I think we need to discuss the plan for the minimum supported rust version of crates, and our testing plan around rust versions, now that Protocol 20 is released.

Context

Rust binaries are built with whatever version of Rust is installed in most cases. Rust products are typically pinned to a "channel" of Rust, such as "stable" rather than a specific version. But a rust version can be pinned for building by specifying it in rust-toolchain.toml or by simply installing only that version of Rust.

Rust libraries are built with whatever version of Rust is installed, and libraries can specify a minimum supported rust version (MSRV). If a library requires v1.75 and v1.74 is installed, an error occurs blocking builds. There is no concept of a maximum supported rust version.

Rust releases rarely involve backporting to past stable releases. Bugs get fixed in the next stable release.

What we're doing now

The status quo is that we track the latest released rust version immediately upon its release. By tracked, I mean we use the latest version in our CI, and we require at least the version we tested with at release. We require the latest version by specifying it in the rust-version field of all of the crates' Cargo.toml files which is snapshotted when the crate is published to crates.io.

The existing plan has some advantages:

  • Everyone developing on the crates is building with the same version of rust across the entire stack.
  • Everyone is building locally with the same version we use in CI.
  • Everyone can use the latest in tooling which is constantly being improved (e.g. rust-analyzer).
  • If important bugs/security-bugs/features are released in a new version of Rust, it's easy to benefit from them with a small diff.
  • New users are likely to pick the latest version of Rust, not the version of Rust we tested libs when at release, and so by upgrading immediately we are also testing our stuff asap with what others are using.

The existing plan wasn't heavily discussed, but it was motivated by the benefits above.

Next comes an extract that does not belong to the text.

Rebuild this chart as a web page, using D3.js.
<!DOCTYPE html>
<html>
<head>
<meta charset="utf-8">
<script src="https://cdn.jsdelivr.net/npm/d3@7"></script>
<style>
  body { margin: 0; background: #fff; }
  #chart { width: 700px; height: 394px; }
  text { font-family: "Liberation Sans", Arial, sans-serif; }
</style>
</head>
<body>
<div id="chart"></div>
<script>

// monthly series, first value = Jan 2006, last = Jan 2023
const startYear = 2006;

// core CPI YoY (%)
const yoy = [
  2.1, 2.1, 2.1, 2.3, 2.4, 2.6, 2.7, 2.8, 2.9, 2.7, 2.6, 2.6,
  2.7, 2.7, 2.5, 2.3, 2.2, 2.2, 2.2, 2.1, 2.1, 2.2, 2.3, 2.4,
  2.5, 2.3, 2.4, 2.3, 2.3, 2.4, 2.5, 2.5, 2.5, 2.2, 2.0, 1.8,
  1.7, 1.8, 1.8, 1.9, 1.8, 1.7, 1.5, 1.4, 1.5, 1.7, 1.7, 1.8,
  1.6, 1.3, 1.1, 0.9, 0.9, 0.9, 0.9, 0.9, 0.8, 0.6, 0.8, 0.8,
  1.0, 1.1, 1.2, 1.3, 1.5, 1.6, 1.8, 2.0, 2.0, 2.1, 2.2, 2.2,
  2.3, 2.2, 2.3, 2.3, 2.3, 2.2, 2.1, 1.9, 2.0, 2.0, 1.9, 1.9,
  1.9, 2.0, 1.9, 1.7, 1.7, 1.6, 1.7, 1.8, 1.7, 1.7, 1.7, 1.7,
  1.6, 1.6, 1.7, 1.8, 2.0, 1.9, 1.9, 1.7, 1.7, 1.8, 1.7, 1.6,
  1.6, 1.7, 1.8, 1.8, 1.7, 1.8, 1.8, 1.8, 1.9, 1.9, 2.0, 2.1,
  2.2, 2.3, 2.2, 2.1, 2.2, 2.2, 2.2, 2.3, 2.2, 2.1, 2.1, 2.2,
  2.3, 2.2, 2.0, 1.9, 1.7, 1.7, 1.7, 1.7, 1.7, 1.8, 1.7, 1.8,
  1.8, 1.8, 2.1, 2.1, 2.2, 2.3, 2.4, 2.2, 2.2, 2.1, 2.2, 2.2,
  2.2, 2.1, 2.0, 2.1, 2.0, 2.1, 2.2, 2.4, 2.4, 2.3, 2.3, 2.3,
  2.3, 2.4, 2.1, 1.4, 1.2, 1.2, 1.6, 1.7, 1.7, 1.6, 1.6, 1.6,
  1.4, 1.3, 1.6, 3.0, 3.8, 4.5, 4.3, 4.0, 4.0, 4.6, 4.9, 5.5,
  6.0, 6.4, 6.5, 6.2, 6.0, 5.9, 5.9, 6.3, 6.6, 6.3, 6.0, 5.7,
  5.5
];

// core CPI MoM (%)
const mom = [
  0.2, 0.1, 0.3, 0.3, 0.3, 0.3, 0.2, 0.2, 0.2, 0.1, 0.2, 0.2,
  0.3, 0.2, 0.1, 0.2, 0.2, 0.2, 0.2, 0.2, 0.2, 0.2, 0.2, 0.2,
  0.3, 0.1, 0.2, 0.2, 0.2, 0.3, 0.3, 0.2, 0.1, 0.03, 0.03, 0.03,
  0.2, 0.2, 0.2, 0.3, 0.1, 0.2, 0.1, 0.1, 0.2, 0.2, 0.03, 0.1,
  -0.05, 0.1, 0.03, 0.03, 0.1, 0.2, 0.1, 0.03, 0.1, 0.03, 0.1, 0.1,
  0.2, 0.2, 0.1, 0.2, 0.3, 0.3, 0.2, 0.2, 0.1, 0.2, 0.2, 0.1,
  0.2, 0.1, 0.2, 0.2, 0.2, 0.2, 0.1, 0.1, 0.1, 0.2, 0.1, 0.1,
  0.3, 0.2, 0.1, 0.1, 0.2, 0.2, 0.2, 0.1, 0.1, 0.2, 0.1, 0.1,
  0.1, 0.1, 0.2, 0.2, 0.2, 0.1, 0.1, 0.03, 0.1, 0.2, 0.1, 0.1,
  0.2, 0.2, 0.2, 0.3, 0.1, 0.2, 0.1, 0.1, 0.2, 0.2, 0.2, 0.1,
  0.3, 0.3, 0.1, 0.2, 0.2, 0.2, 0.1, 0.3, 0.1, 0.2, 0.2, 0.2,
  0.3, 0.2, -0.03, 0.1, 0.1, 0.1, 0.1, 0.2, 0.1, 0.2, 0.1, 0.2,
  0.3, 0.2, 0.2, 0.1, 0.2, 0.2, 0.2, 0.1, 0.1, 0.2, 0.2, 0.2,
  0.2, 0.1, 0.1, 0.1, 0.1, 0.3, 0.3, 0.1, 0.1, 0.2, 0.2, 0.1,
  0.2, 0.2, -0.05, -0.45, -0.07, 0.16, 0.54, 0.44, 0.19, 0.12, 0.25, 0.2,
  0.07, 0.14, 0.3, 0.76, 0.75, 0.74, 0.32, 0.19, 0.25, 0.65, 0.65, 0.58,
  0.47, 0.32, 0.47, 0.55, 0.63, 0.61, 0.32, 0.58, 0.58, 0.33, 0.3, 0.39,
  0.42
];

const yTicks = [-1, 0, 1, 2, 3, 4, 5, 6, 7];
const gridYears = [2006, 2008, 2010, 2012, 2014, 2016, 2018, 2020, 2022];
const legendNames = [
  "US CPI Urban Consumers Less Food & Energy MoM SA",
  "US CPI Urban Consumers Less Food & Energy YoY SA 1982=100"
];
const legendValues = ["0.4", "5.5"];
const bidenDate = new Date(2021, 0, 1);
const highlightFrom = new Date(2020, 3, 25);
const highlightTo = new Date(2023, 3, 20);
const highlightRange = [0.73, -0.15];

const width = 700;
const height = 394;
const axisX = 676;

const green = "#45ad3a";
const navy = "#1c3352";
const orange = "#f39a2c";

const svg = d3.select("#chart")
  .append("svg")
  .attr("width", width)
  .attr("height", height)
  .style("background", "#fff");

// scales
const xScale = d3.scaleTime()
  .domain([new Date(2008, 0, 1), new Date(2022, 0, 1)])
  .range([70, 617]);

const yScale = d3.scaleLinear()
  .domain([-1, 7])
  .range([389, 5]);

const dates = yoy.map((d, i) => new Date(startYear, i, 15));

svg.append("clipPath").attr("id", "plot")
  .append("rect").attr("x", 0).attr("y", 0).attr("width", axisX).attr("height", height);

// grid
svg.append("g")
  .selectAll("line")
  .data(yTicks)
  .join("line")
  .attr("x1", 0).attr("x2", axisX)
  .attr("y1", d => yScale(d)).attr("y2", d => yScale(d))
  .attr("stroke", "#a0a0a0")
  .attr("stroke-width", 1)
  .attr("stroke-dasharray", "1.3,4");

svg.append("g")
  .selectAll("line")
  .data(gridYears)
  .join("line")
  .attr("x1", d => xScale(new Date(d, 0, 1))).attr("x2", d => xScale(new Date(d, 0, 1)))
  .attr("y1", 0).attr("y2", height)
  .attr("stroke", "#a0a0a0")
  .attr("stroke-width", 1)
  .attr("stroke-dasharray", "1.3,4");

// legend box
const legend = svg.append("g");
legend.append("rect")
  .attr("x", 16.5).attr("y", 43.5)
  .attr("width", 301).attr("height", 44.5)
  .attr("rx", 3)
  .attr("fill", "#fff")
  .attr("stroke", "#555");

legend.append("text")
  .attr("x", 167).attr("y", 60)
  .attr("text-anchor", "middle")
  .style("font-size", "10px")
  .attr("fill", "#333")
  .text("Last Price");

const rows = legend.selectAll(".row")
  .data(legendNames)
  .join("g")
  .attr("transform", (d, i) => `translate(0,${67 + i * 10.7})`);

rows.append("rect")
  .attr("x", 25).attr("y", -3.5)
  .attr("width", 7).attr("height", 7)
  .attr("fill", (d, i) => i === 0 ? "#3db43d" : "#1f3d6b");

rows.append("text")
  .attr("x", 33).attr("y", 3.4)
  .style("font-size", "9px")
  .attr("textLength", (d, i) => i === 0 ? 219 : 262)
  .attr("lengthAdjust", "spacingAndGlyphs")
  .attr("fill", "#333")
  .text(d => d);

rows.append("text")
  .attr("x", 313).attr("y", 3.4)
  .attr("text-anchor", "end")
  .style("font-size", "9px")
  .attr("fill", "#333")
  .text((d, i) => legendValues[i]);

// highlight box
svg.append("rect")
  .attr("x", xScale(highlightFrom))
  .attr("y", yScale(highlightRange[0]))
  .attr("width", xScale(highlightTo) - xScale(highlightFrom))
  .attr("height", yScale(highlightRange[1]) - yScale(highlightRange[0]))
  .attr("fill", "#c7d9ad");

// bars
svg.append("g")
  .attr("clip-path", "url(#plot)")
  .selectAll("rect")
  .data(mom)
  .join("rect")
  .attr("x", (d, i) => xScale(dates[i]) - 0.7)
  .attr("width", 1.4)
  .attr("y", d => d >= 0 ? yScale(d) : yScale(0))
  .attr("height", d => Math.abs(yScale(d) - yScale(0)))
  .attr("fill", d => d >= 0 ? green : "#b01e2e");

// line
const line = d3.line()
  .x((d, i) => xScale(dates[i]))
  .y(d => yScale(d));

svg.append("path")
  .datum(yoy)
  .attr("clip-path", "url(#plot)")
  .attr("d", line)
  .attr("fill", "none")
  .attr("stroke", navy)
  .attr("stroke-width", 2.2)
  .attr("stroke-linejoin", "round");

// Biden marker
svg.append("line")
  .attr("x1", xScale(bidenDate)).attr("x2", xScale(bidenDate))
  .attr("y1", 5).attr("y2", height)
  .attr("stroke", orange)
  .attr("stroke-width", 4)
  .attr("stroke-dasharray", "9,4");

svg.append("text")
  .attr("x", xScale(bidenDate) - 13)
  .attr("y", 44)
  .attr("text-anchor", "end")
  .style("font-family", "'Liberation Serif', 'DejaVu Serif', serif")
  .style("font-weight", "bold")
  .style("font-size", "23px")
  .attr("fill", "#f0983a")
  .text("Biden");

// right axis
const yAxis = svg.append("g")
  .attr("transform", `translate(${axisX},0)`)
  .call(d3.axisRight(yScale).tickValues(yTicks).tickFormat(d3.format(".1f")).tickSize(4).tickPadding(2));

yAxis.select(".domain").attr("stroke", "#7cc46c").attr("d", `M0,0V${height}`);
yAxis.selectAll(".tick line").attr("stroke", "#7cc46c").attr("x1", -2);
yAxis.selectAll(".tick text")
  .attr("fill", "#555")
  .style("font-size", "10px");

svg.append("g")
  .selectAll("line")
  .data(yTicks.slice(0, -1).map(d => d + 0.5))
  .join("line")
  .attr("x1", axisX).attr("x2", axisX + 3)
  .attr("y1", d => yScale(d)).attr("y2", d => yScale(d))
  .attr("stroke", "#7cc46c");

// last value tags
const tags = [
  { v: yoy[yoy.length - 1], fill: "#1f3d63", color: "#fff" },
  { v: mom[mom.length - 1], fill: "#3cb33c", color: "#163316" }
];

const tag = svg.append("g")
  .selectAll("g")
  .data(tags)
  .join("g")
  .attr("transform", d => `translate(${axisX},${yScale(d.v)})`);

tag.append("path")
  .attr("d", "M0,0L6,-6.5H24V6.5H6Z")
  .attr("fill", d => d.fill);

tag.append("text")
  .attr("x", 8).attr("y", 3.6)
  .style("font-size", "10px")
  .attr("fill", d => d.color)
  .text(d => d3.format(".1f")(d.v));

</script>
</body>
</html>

The existing plan isn't perfect:

  • There's no guarantee that the version of rust people use with the Rust SDK will be the same version we tested with. We released all the crates having tested them with Rust v1.74, but folks are likely already using the Rust SDK and Env with Rust v1.75. But per the benefit above, because we update immediately we start running our tests on new versions quickly and if we detected a test breakage we could address that in a patch release.
  • If we released a minor/patch of stellar-core, we might need to update the Rust version it uses if a lib was updated already, which is updating a dependency in a minor/patch release. Arguably one of the most tested dependencies in our dep graph though.
  • If we released a minor/patch of Rust SDK and had updated the Rust version, folks might need to update their Rust version. Some organizations won't tolerate updating toolchains as quickly.

Alternative for moving forward

Set MSRV of crates to v1.74, run CI with v1.74, and pin stellar-core to v1.74 to minimize change.

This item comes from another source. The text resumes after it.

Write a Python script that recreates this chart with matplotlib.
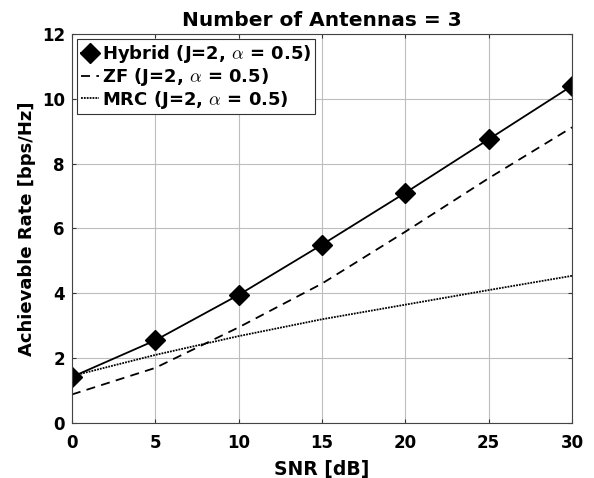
import matplotlib
matplotlib.use("Agg")
import matplotlib.pyplot as plt

snr = [0, 5, 10, 15, 20, 25, 30]
hybrid = [1.42, 2.55, 3.95, 5.5, 7.1, 8.75, 10.4]
zf = [0.88, 1.7, 2.95, 4.3, 5.9, 7.55, 9.12]
mrc = [1.45, 2.1, 2.68, 3.2, 3.65, 4.1, 4.54]

xticks = [0, 5, 10, 15, 20, 25, 30]
yticks = [0, 2, 4, 6, 8, 10, 12]

plt.rcParams['font.family'] = ['DejaVu Sans']
plt.rcParams['font.weight'] = 'bold'
plt.rcParams['mathtext.fontset'] = 'cm'

fig = plt.figure(figsize=(5.94, 4.78), dpi=100)
ax = fig.add_axes([0.121, 0.115, 0.842, 0.814])

ax.plot(snr, hybrid, '-', color='black', lw=1.3, marker='D', markersize=10,
        label=r'Hybrid (J=2, $\alpha$ = 0.5)')
ax.plot(snr, zf, '--', color='black', lw=1.3, dashes=(5, 3.5),
        label=r'ZF (J=2, $\alpha$ = 0.5)')
ax.plot(snr, mrc, ':', color='black', lw=1.3, dashes=(1, 0.6),
        label=r'MRC (J=2, $\alpha$ = 0.5)')

ax.set_xlim(0, 30)
ax.set_ylim(0, 12)
ax.set_xticks(xticks)
ax.set_yticks(yticks)
ax.grid(True, color='#bdbdbd', lw=0.8)
ax.tick_params(direction='in', labelsize=12, length=3, width=0.8, colors='#333333',
               labelcolor='black', top=True, right=True, labeltop=False, labelright=False)
ax.tick_params(axis='x', pad=8)
ax.tick_params(axis='y', pad=5)
for lbl in ax.get_xticklabels() + ax.get_yticklabels():
    lbl.set_fontweight('bold')
for s in ax.spines.values():
    s.set_color('#444444')
    s.set_linewidth(0.8)

ax.set_xlabel('SNR [dB]', fontsize=13.5, fontweight='bold', labelpad=6)
ax.set_ylabel('Achievable Rate [bps/Hz]', fontsize=13, fontweight='bold', labelpad=4)
ax.set_title('Number of Antennas = 3', fontsize=14.5, fontweight='bold', pad=6)

leg = ax.legend(loc='upper left', handlelength=1.0, handletextpad=0.15,
                borderaxespad=0.3, fancybox=False, framealpha=1, edgecolor='#333333',
                borderpad=0.2, labelspacing=0.05, prop={'weight': 'bold', 'size': 13})
leg.get_frame().set_linewidth(0.8)

fig.savefig('out.png', dpi=100)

Core Ubuntu releases would be using a build of Env that is as consistent as can be with past builds. Source and Homebrew tap builds of Core may not use v1.74. We won't be doing any testing of core with newer versions of Rust with existing Core CI.

Contract and app developers who have started developing won't need to update their rust-version when they update minor/patch versions of the Rust SDK, Env, Stellar XDR lib, etc. We'd probably need to test the lib releases with both v1.74 and the latest release to catch breakages but those additional CI runs would be parallel.

If a meaningful bug or security-bug is released, we may want to re-release with newer versions of Rust, and bump the MSRV if it's particularly meaningful to core functionality of the libs.

Changes required:

  • Remove the update rust-version job from each repo
  • Change CI in all Rust repos to build and test with both the MSRV and latest stable
  • Change any product binaries to utilize rust-toolchain.toml to pin to a version they decide to use (prob v1.74 for stellar-core)

Thoughts

I think we should start doing the alternative. I think down the road there will be folks that are disrupted by us doing MSRV updates in minor/patch releases, particularly larger organizations that have rules around what toolchains they use. It also hands control over what version to release with to products (e.g. stellar-core) and libraries get used in a range of versions anyway. Devs can also still use newer versions of Rust and tooling locally on the Rust libs.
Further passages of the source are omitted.